May 22, 2018 – 10.00
Graduiertenschule MUSiC

Dr. Jiahe Lv

Associate Professor, China University of Geosciences, Wuhan, China


With the development of GFEM/XFEM for fracture problems, the accurate and efficient integration of singular enrichment functions has been an open issue, especially for 3D case. To our opinion, three difficulties should be concerned simultaneously as: a). the singularity with respect to local distance ; b). the near singularity caused by ill-shaped integral patches/cells; c). the near singularity during the iso-parametric transformation. Based on the generalized Duffy transformation, the near singularity caused by distorted integral patch/cell shape is discovered numerically and theoretically, and the Duffy-distance transformation is developed step by step for 2D and 3D vertex singularities.
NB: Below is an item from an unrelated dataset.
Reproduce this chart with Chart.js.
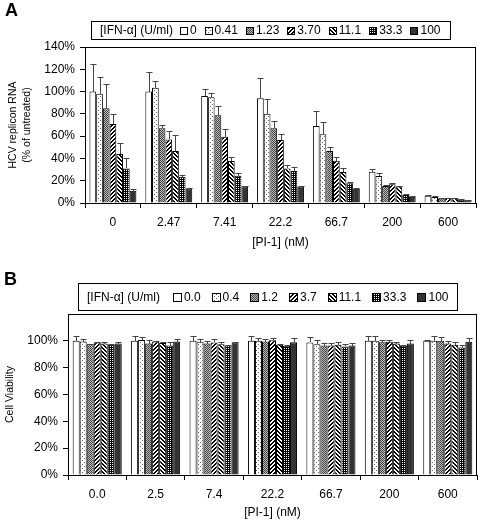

Meanwhile, the conformal preconditioning strategy for both 2D and 3D problems is constructed to eliminate the near singularity caused by element shape distortion during the iso-parametric transformation, which enables the Duffy-distance transformation to be applicable for arbitrary shaped elements. As a result, the near singularities can be fully or partly cancelled depending on the order of singularity. Implementation of the proposed scheme in existing codes is straightforward. Numerous numerical examples for arbitrary shaped triangles and tetrahedrons are presented to demonstrate its robustness and efficiency, along with comparisons to the generalized Duffy transformation.

 Location: Appelstr. 11A, Seminar room A 501, 5th floor